December 13, 2013 — The Pennsylvania Legislature's Women's Health Caucus this week unveiled a package of seven bills related to women's health, WESA reports (Nootbaar, WESA, 12/12).
Women's Health Caucus Co-Chair Dan Frankel (D) said the package is intended to act as a proactive agenda for the group, which has largely been on the defensive amid increased abortion restrictions in the state.
"We've seen a steady assault on women's reproductive health care, but we know that women's health goes beyond reproductive rights," he said (Langley, Pittsburgh Post-Gazette, 12/11).
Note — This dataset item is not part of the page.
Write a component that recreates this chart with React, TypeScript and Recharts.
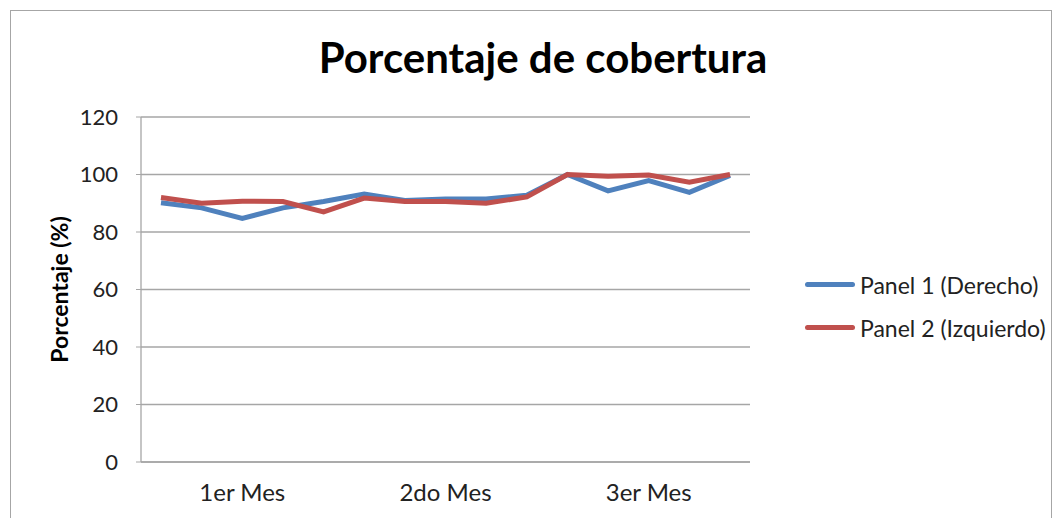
import { LineChart, Line, XAxis, YAxis, CartesianGrid, Legend } from 'recharts';

const periods = ['1', '2', '3', '4', '5', '6', '7', '8', '9', '10', '11', '12', '13', '14', '15'];
const monthLabels: Record<number, string> = { 2: '1er Mes', 7: '2do Mes', 12: '3er Mes' };
const panel1 = [90.2, 88.4, 84.7, 88.4, 90.6, 93.2, 91.0, 91.5, 91.5, 92.8, 100, 94.3, 97.9, 93.8, 99.7];
const panel2 = [92.0, 90.0, 90.7, 90.6, 87.0, 91.8, 90.6, 90.6, 90.0, 92.2, 100, 99.4, 99.8, 97.3, 100];
const yTicks = [0, 20, 40, 60, 80, 100, 120];

const data = periods.map((p, i) => ({ periodo: p, panel1: panel1[i], panel2: panel2[i] }));

const FONT = 'Lato, "Open Sans", sans-serif';
const BLUE = '#4F81BD';
const RED = '#C0504D';

// legend with long line samples, like Excel
const renderLegend = (props: any) => {
    const { payload } = props;
    return (
        <div style={{ fontFamily: FONT, fontSize: 23, color: '#222' }}>
            {(payload || []).map((entry: any) => (
                <div key={entry.value} style={{ display: 'flex', alignItems: 'center', height: 43, whiteSpace: 'nowrap' }}>
                    <span style={{ display: 'inline-block', width: 50, height: 5, borderRadius: 3, background: entry.color, marginRight: 5 }} />
                    <span>{entry.value}</span>
                </div>
            ))}
        </div>
    );
};

export default function App() {
    return (
        <div style={{ position: 'absolute', top: 0, left: 0, width: 1062, height: 518, background: '#fff', overflow: 'hidden' }}>
            <div style={{ position: 'absolute', left: 10, top: 10, width: 1040, height: 520, border: '1px solid #a6a6a6' }} />
            <div style={{ position: 'absolute', left: 0, top: 32, width: 1086, textAlign: 'center', fontFamily: FONT, fontWeight: 700, fontSize: 42, color: '#000' }}>
                Porcentaje de cobertura
            </div>
            <div style={{ position: 'absolute', left: 0, top: 0 }}>
                <LineChart width={1062} height={518} data={data} margin={{ top: 117, right: 52, bottom: 26, left: 0 }}>
                    <CartesianGrid vertical={false} stroke="#a6a6a6" strokeWidth={1.3} />
                    <XAxis
                        dataKey="periodo"
                        interval={0}
                        padding={{ left: 20, right: 20 }}
                        tickLine={false}
                        axisLine={{ stroke: '#a6a6a6', strokeWidth: 1.3 }}
                        tick={{ fill: '#222', fontSize: 24, fontFamily: FONT }}
                        tickMargin={16}
                        tickFormatter={(_v: any, i: number) => monthLabels[i] ?? ''}
                    />
                    <YAxis
                        width={141}
                        domain={[0, 120]}
                        ticks={yTicks}
                        tickSize={5}
                        tickMargin={18}
                        tickLine={{ stroke: '#a6a6a6' }}
                        axisLine={{ stroke: '#a6a6a6', strokeWidth: 1.3 }}
                        tick={{ fill: '#222', fontSize: 22, fontFamily: FONT }}
                        label={{
                            value: 'Porcentaje (%)',
                            angle: -90,
                            position: 'insideLeft',
                            offset: 60,
                            style: { textAnchor: 'middle', fontFamily: FONT, fontWeight: 700, fontSize: 23, fill: '#000' },
                        }}
                    />
                    <Legend
                        layout="vertical"
                        align="right"
                        verticalAlign="top"
                        content={renderLegend}
                        wrapperStyle={{ left: 805, top: 263, width: 260 }}
                    />
                    <Line type="linear" dataKey="panel1" name="Panel 1 (Derecho)" stroke={BLUE} strokeWidth={5} dot={false} isAnimationActive={false} />
                    <Line type="linear" dataKey="panel2" name="Panel 2 (Izquierdo)" stroke={RED} strokeWidth={5} dot={false} isAnimationActive={false} />
                </LineChart>
            </div>
        </div>
    );
}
The legislative package includes a bill by state Rep. Mark Painter (D) under which eligible employers would have to make reasonable accommodations for workers during pregnancy, after childbirth or if they have related medical conditions (Nichols, ABC 27, 12/13). The legislation, which will be introduced by state Sen. Matt Smith (D) in the Senate, would not apply if the needed accommodation constituted an undue burden on the employer's operations (WESA, 12/12). State Rep. Mary Jo Daley (D) proposed a bill (HB 1895) that would require employers to provide a private, clean area for breastfeeding employees to pump breast milk for up to one year after birth of an infant.
Another measure (HB 1891), proposed by state Rep. Matt Bradford (D), would create a 15-foot buffer zone around all health facilities to ensure picketing, patrolling or demonstrating does not block patients' access to the facilities (ABC 27, 12/13). The bill is the only proposal of the package that is related to abortion, according to the Pittsburgh Post-Gazette (Pittsburgh Post-Gazette, 12/11).
State Sen. Rob Teplitz (D) proposed a bill that would clarify and update legal standards for pay-equity lawsuits under the state's Pay Equity Law (WESA, 12/12). It also would protect employees from being penalized for discussing their salaries (Pittsburgh Post-Gazette, 12/11).
A measure introduced by state Rep. Maria Donatucci (D) would allow women ages 30 through 65 to qualify for the state's Healthy Woman Program, which would increase access to earlier health screenings (ABC 27, 12/13).
Another bill (HB 1796), sponsored by state Rep. Todd Stephens (R), would bolster protections for domestic violence survivors by prohibiting municipal ordinances that penalize residents or landlords for calling for help during an emergency (Pittsburgh Post-Gazette, 12/11).
State Sen. Judy Schwank (D) included a bill in the package that would prohibit the publication of any photo or video identifying another person who is undressed or engaging in a sexual act without that individual's consent (WESA, 12/12).